Nachdem die Ärztin Hollis kurz darauf die Binde abgenommen hatte, konnte die Agentin zum ersten Mal einen Blick auf die Wunde werfen. Ein länglicher Schnitt zog sich unter ihrer Armbeuge entlang der Rippen. Er war fein säuberlich genäht und würde später keine allzu große Narbe verursachen.
„Sie haben wirklich verdammtes Glück gehabt“, riss Dr. Moore Hollis aus den Gedanken. „Der Splitter hing noch fest und war noch nicht gewandert, schaffte es aber trotzdem sehr schmerzhaft zu sein. Wenn Sie sich weiterhin schonen, keine falschen Bewegungen machen, nichts schwer heben – womit Sie hier zum Glück auch nicht in Berührung kommen werden – sehe ich gute Chancen, dass Sie in einer Woche nach Hause fliegen können.“
Hollis sah erneut an sich herunter und versuchte den Arm samt Schulter zu bewegen, was ihr allerdings nicht recht gelingen wollte. Ignorierte diese enttäuschende Tatsache jedoch und blickte wieder zu ihrer Ärztin. „Sind Sie sich, dass es eine ganze Woche dauern wird? Ich meine, ich kann doch laufen und fühle mich auch ansonsten wohl. Kann ich mich nicht in Washington weiterbehandeln lassen? Dort kann ich mich ebenso gut schonen?“
Die Ärztin lachte und schüttelte den Kopf. „Sie zwei sind mir schon ein Pärchen. Da kann ich mir doch gleich meine verlorenen zwanzig Dollar von Dr. Kinning wiederholen, denn er war der Meinung Sie seien vernünftiger als sein Patient und ihr Partner. Doch Sie beiden nehmen sich überhaupt nichts. Sie sind beide die Ungeduld in Person.“ Mit einer Handbewegung bat sie Hollis sich aufzurichten und begann den Verband neu anzulegen. „Sie haben doch selbst gerade gemerkt, dass ihr Körper noch nicht wieder das macht was er machen soll. Was drängt Sie also hier weg zu wollen? Und wieso eigentlich Washington? Sagten Sie nicht, Sie leben auf Hawaii?“
„Ja, das tue ich normaler Weise aus. Doch ich habe mich um entschieden und werde erst später dorthin zurückfliegen.“ Hollis hielt kurz die Luft an, als ihr der neue Verband angelegt wurde und es leicht schmerzte. Die Wunde war doch noch relativ frisch und sie war sich im klaren, dass Dr. Moore sie damit nicht eher gehen lassen würde.

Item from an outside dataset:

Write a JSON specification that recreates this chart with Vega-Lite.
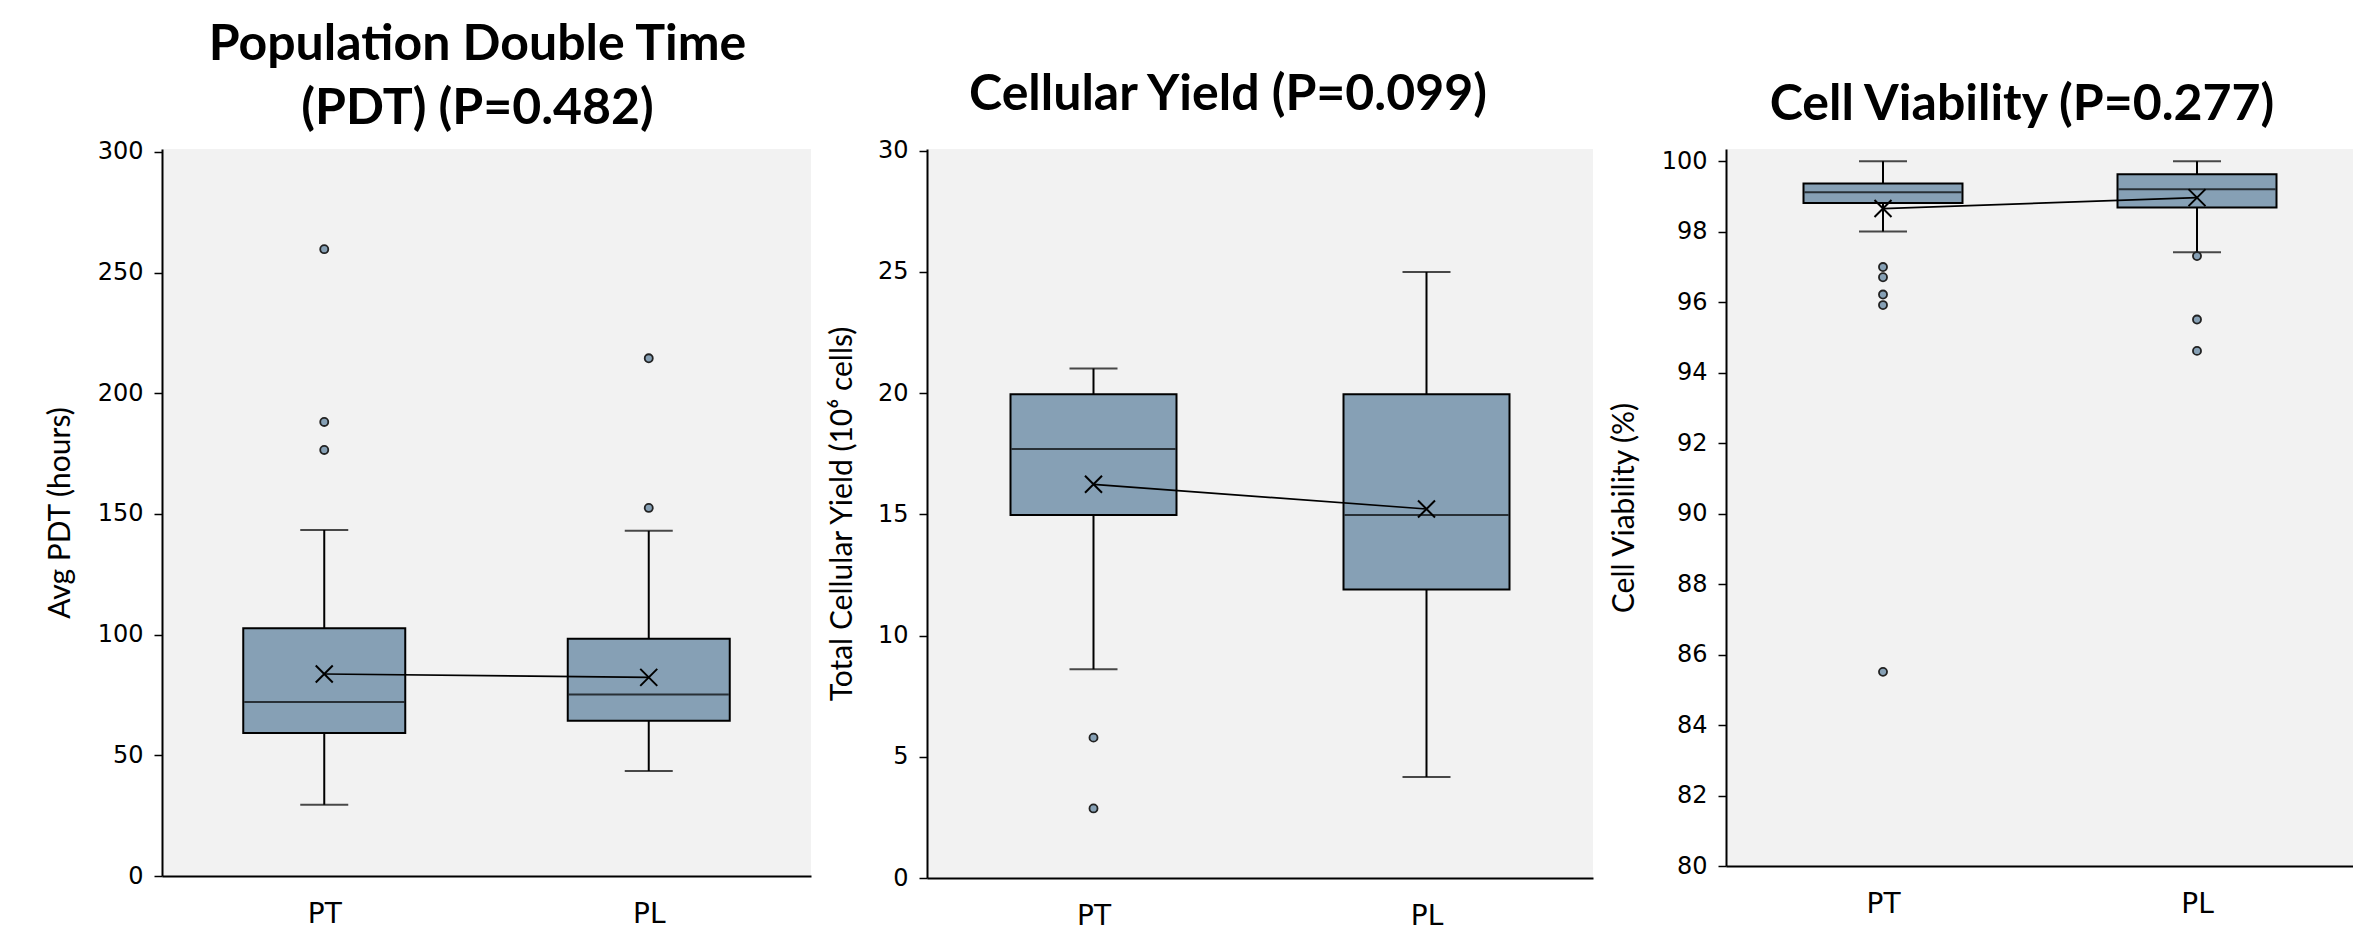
{
  "$schema": "https://vega.github.io/schema/vega-lite/v6.json",
  "background": "white",
  "padding": {"left": 45, "top": 19, "right": 0, "bottom": 0},
  "spacing": 16,
  "datasets": {
    "stats": [
      {"panel": "PDT", "group": "PT", "lower": 29.5, "q1": 59.2, "median": 72.1, "q3": 102.6, "upper": 143.3, "mean": 83.7},
      {"panel": "PDT", "group": "PL", "lower": 43.5, "q1": 64.3, "median": 75.2, "q3": 98.3, "upper": 143.0, "mean": 82.3},
      {"panel": "Yield", "group": "PT", "lower": 8.61, "q1": 14.97, "median": 17.7, "q3": 19.95, "upper": 21.02, "mean": 16.24},
      {"panel": "Yield", "group": "PL", "lower": 4.17, "q1": 11.9, "median": 14.97, "q3": 19.95, "upper": 25.0, "mean": 15.22},
      {"panel": "Viab", "group": "PT", "lower": 98.01, "q1": 98.82, "median": 99.12, "q3": 99.37, "upper": 100.0, "mean": 98.66},
      {"panel": "Viab", "group": "PL", "lower": 97.42, "q1": 98.69, "median": 99.21, "q3": 99.63, "upper": 100.0, "mean": 98.97}
    ],
    "outliers": [
      {"panel": "PDT", "group": "PT", "value": 259.7},
      {"panel": "PDT", "group": "PT", "value": 188.1},
      {"panel": "PDT", "group": "PT", "value": 176.5},
      {"panel": "PDT", "group": "PL", "value": 214.5},
      {"panel": "PDT", "group": "PL", "value": 152.5},
      {"panel": "Yield", "group": "PT", "value": 5.79},
      {"panel": "Yield", "group": "PT", "value": 2.87},
      {"panel": "Viab", "group": "PT", "value": 97.0},
      {"panel": "Viab", "group": "PT", "value": 96.71},
      {"panel": "Viab", "group": "PT", "value": 96.22},
      {"panel": "Viab", "group": "PT", "value": 95.92},
      {"panel": "Viab", "group": "PT", "value": 85.51},
      {"panel": "Viab", "group": "PL", "value": 97.31},
      {"panel": "Viab", "group": "PL", "value": 95.51},
      {"panel": "Viab", "group": "PL", "value": 94.62}
    ]
  },
  "config": {
    "view": {"fill": "#F2F2F2", "stroke": null},
    "axis": {"grid": false, "domainColor": "black", "domainWidth": 2, "tickColor": "black", "labelColor": "black", "titleColor": "black", "labelFont": "DejaVu Sans", "titleFont": "Lato", "titleFontWeight": "normal"},
    "axisY": {"tickSize": 8, "tickWidth": 1.5, "labelFontSize": 24, "labelPadding": 11, "titleFontSize": 30},
    "axisX": {"ticks": false, "labelFontSize": 28, "labelPadding": 24, "labelAngle": 0},
    "title": {"font": "Lato", "fontSize": 50, "fontWeight": "bold", "color": "black", "anchor": "middle", "baseline": "bottom", "lineHeight": 64}
  },
  "hconcat": [
    {
      "width": 649, "height": 727,
      "title": {"text": ["Population Double Time", "(PDT) (P=0.482)"], "offset": 6, "dx": -9},
      "encoding": {"x": {"field": "group", "type": "nominal", "sort": ["PT", "PL"], "scale": {"type": "point", "padding": 0.5}, "axis": {"title": null}}},
      "layer": [
        {"data": {"name": "stats"}, "transform": [{"filter": "datum.panel === 'PDT'"}], "mark": {"type": "rule", "color": "black", "strokeWidth": 2},
         "encoding": {"y": {"field": "lower", "type": "quantitative", "scale": {"domain": [0, 301.2], "nice": false, "zero": false}, "axis": {"values": [0, 50, 100, 150, 200, 250, 300], "titlePadding": 22}, "title": "Avg PDT (hours)"}, "y2": {"field": "upper"}}},
        {"data": {"name": "stats"}, "transform": [{"filter": "datum.panel === 'PDT'"}], "mark": {"type": "tick", "color": "black", "size": 48, "thickness": 2},
         "encoding": {"y": {"field": "lower", "type": "quantitative", "scale": {"domain": [0, 301.2], "nice": false, "zero": false}, "title": "Avg PDT (hours)"}}},
        {"data": {"name": "stats"}, "transform": [{"filter": "datum.panel === 'PDT'"}], "mark": {"type": "tick", "color": "black", "size": 48, "thickness": 2},
         "encoding": {"y": {"field": "upper", "type": "quantitative", "scale": {"domain": [0, 301.2], "nice": false, "zero": false}, "title": "Avg PDT (hours)"}}},
        {"data": {"name": "stats"}, "transform": [{"filter": "datum.panel === 'PDT'"}], "mark": {"type": "bar", "size": 162, "fill": "#86A0B5", "stroke": "black", "strokeWidth": 2},
         "encoding": {"y": {"field": "q1", "type": "quantitative", "scale": {"domain": [0, 301.2], "nice": false, "zero": false}, "title": "Avg PDT (hours)"}, "y2": {"field": "q3"}}},
        {"data": {"name": "stats"}, "transform": [{"filter": "datum.panel === 'PDT'"}], "mark": {"type": "tick", "color": "black", "size": 160, "thickness": 2},
         "encoding": {"y": {"field": "median", "type": "quantitative", "scale": {"domain": [0, 301.2], "nice": false, "zero": false}, "title": "Avg PDT (hours)"}}},
        {"data": {"name": "outliers"}, "transform": [{"filter": "datum.panel === 'PDT'"}], "mark": {"type": "point", "shape": "circle", "filled": true, "fill": "#86A0B5", "stroke": "#222222", "strokeWidth": 1.8, "size": 65, "opacity": 1},
         "encoding": {"y": {"field": "value", "type": "quantitative", "scale": {"domain": [0, 301.2], "nice": false, "zero": false}, "title": "Avg PDT (hours)"}}},
        {"data": {"name": "stats"}, "transform": [{"filter": "datum.panel === 'PDT'"}], "mark": {"type": "line", "color": "black", "strokeWidth": 1.7},
         "encoding": {"y": {"field": "mean", "type": "quantitative", "scale": {"domain": [0, 301.2], "nice": false, "zero": false}, "title": "Avg PDT (hours)"}}},
        {"data": {"name": "stats"}, "transform": [{"filter": "datum.panel === 'PDT'"}], "mark": {"type": "point", "shape": "M-1,-1L1,1M-1,1L1,-1", "filled": false, "stroke": "black", "strokeWidth": 2, "size": 289, "opacity": 1},
         "encoding": {"y": {"field": "mean", "type": "quantitative", "scale": {"domain": [0, 301.2], "nice": false, "zero": false}, "title": "Avg PDT (hours)"}}}
      ]
    },
    {
      "width": 666, "height": 729,
      "title": {"text": "Cellular Yield (P=0.099)", "offset": 19, "dx": -32},
      "encoding": {"x": {"field": "group", "type": "nominal", "sort": ["PT", "PL"], "scale": {"type": "point", "padding": 0.5}, "axis": {"title": null}}},
      "layer": [
        {"data": {"name": "stats"}, "transform": [{"filter": "datum.panel === 'Yield'"}], "mark": {"type": "rule", "color": "black", "strokeWidth": 2},
         "encoding": {"y": {"field": "lower", "type": "quantitative", "scale": {"domain": [0, 30.07], "nice": false, "zero": false}, "axis": {"values": [0, 5, 10, 15, 20, 25, 30], "titlePadding": 20}, "title": "Total Cellular Yield (10⁶ cells)"}, "y2": {"field": "upper"}}},
        {"data": {"name": "stats"}, "transform": [{"filter": "datum.panel === 'Yield'"}], "mark": {"type": "tick", "color": "black", "size": 48, "thickness": 2},
         "encoding": {"y": {"field": "lower", "type": "quantitative", "scale": {"domain": [0, 30.07], "nice": false, "zero": false}, "title": "Total Cellular Yield (10⁶ cells)"}}},
        {"data": {"name": "stats"}, "transform": [{"filter": "datum.panel === 'Yield'"}], "mark": {"type": "tick", "color": "black", "size": 48, "thickness": 2},
         "encoding": {"y": {"field": "upper", "type": "quantitative", "scale": {"domain": [0, 30.07], "nice": false, "zero": false}, "title": "Total Cellular Yield (10⁶ cells)"}}},
        {"data": {"name": "stats"}, "transform": [{"filter": "datum.panel === 'Yield'"}], "mark": {"type": "bar", "size": 166, "fill": "#86A0B5", "stroke": "black", "strokeWidth": 2},
         "encoding": {"y": {"field": "q1", "type": "quantitative", "scale": {"domain": [0, 30.07], "nice": false, "zero": false}, "title": "Total Cellular Yield (10⁶ cells)"}, "y2": {"field": "q3"}}},
        {"data": {"name": "stats"}, "transform": [{"filter": "datum.panel === 'Yield'"}], "mark": {"type": "tick", "color": "black", "size": 164, "thickness": 2},
         "encoding": {"y": {"field": "median", "type": "quantitative", "scale": {"domain": [0, 30.07], "nice": false, "zero": false}, "title": "Total Cellular Yield (10⁶ cells)"}}},
        {"data": {"name": "outliers"}, "transform": [{"filter": "datum.panel === 'Yield'"}], "mark": {"type": "point", "shape": "circle", "filled": true, "fill": "#86A0B5", "stroke": "#222222", "strokeWidth": 1.8, "size": 65, "opacity": 1},
         "encoding": {"y": {"field": "value", "type": "quantitative", "scale": {"domain": [0, 30.07], "nice": false, "zero": false}, "title": "Total Cellular Yield (10⁶ cells)"}}},
        {"data": {"name": "stats"}, "transform": [{"filter": "datum.panel === 'Yield'"}], "mark": {"type": "line", "color": "black", "strokeWidth": 1.7},
         "encoding": {"y": {"field": "mean", "type": "quantitative", "scale": {"domain": [0, 30.07], "nice": false, "zero": false}, "title": "Total Cellular Yield (10⁶ cells)"}}},
        {"data": {"name": "stats"}, "transform": [{"filter": "datum.panel === 'Yield'"}], "mark": {"type": "point", "shape": "M-1,-1L1,1M-1,1L1,-1", "filled": false, "stroke": "black", "strokeWidth": 2, "size": 289, "opacity": 1},
         "encoding": {"y": {"field": "mean", "type": "quantitative", "scale": {"domain": [0, 30.07], "nice": false, "zero": false}, "title": "Total Cellular Yield (10⁶ cells)"}}}
      ]
    },
    {
      "width": 628, "height": 717,
      "title": {"text": "Cell Viability (P=0.277)", "offset": 19, "dx": -18},
      "encoding": {"x": {"field": "group", "type": "nominal", "sort": ["PT", "PL"], "scale": {"type": "point", "padding": 0.5}, "axis": {"title": null}}},
      "layer": [
        {"data": {"name": "stats"}, "transform": [{"filter": "datum.panel === 'Viab'"}], "mark": {"type": "rule", "color": "black", "strokeWidth": 2},
         "encoding": {"y": {"field": "lower", "type": "quantitative", "scale": {"domain": [80, 100.35], "nice": false, "zero": false}, "axis": {"values": [80, 82, 84, 86, 88, 90, 92, 94, 96, 98, 100], "titlePadding": 22}, "title": "Cell Viability (%)"}, "y2": {"field": "upper"}}},
        {"data": {"name": "stats"}, "transform": [{"filter": "datum.panel === 'Viab'"}], "mark": {"type": "tick", "color": "black", "size": 48, "thickness": 2},
         "encoding": {"y": {"field": "lower", "type": "quantitative", "scale": {"domain": [80, 100.35], "nice": false, "zero": false}, "title": "Cell Viability (%)"}}},
        {"data": {"name": "stats"}, "transform": [{"filter": "datum.panel === 'Viab'"}], "mark": {"type": "tick", "color": "black", "size": 48, "thickness": 2},
         "encoding": {"y": {"field": "upper", "type": "quantitative", "scale": {"domain": [80, 100.35], "nice": false, "zero": false}, "title": "Cell Viability (%)"}}},
        {"data": {"name": "stats"}, "transform": [{"filter": "datum.panel === 'Viab'"}], "mark": {"type": "bar", "size": 159, "fill": "#86A0B5", "stroke": "black", "strokeWidth": 2},
         "encoding": {"y": {"field": "q1", "type": "quantitative", "scale": {"domain": [80, 100.35], "nice": false, "zero": false}, "title": "Cell Viability (%)"}, "y2": {"field": "q3"}}},
        {"data": {"name": "stats"}, "transform": [{"filter": "datum.panel === 'Viab'"}], "mark": {"type": "tick", "color": "black", "size": 157, "thickness": 2},
         "encoding": {"y": {"field": "median", "type": "quantitative", "scale": {"domain": [80, 100.35], "nice": false, "zero": false}, "title": "Cell Viability (%)"}}},
        {"data": {"name": "outliers"}, "transform": [{"filter": "datum.panel === 'Viab'"}], "mark": {"type": "point", "shape": "circle", "filled": true, "fill": "#86A0B5", "stroke": "#222222", "strokeWidth": 1.8, "size": 65, "opacity": 1},
         "encoding": {"y": {"field": "value", "type": "quantitative", "scale": {"domain": [80, 100.35], "nice": false, "zero": false}, "title": "Cell Viability (%)"}}},
        {"data": {"name": "stats"}, "transform": [{"filter": "datum.panel === 'Viab'"}], "mark": {"type": "line", "color": "black", "strokeWidth": 1.7},
         "encoding": {"y": {"field": "mean", "type": "quantitative", "scale": {"domain": [80, 100.35], "nice": false, "zero": false}, "title": "Cell Viability (%)"}}},
        {"data": {"name": "stats"}, "transform": [{"filter": "datum.panel === 'Viab'"}], "mark": {"type": "point", "shape": "M-1,-1L1,1M-1,1L1,-1", "filled": false, "stroke": "black", "strokeWidth": 2, "size": 289, "opacity": 1},
         "encoding": {"y": {"field": "mean", "type": "quantitative", "scale": {"domain": [80, 100.35], "nice": false, "zero": false}, "title": "Cell Viability (%)"}}}
      ]
    }
  ]
}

„Ah so“, bemerkte die Ärztin verstehend und nickte. „Deswegen hat ihr dunkelhaariger Freund vorhin wahrscheinlich so eilig das Krankenhaus verlassen.“
Die Agentin hob nur die Augenbrauen. Sollte die Frau doch denken was sie wollte. Das Ganze war Geschichte und ging niemanden etwas an. Das einzig Wichtige war, dass sie so schnell wie möglich hier raus kam und endlich ihr Leben neu sortieren konnte. Nachdem alles erledigt war und Dr. Moore sich überzeugt hatte, dass auch alle andere Werte bei Hollis stimmten, brachte sie sie auf ihr Zimmer zurück und verabschiedete sich mit den Worten: „Und das Sie mir keine Dummheiten machen.“
Grinsend blieb Hollis stehen. „Aber nicht doch, was denken Sie denn von mir Dr. Moore“, und trat dann ins Zimmer. Seufzend schloss sie Tür hinter sich und lehnte sich an die Wand. „Ein Woche noch, Jethro. Eine Woche. Kannst du dir das vorstellen? Eine ganze Woche.“ Sie resignierte und ließ traurig die Schultern hängen. Die Ärzte waren nett und das Krankenhaus sehr ordentlich, aber trotzdem wollte sie keinen Tag länger hier bleiben.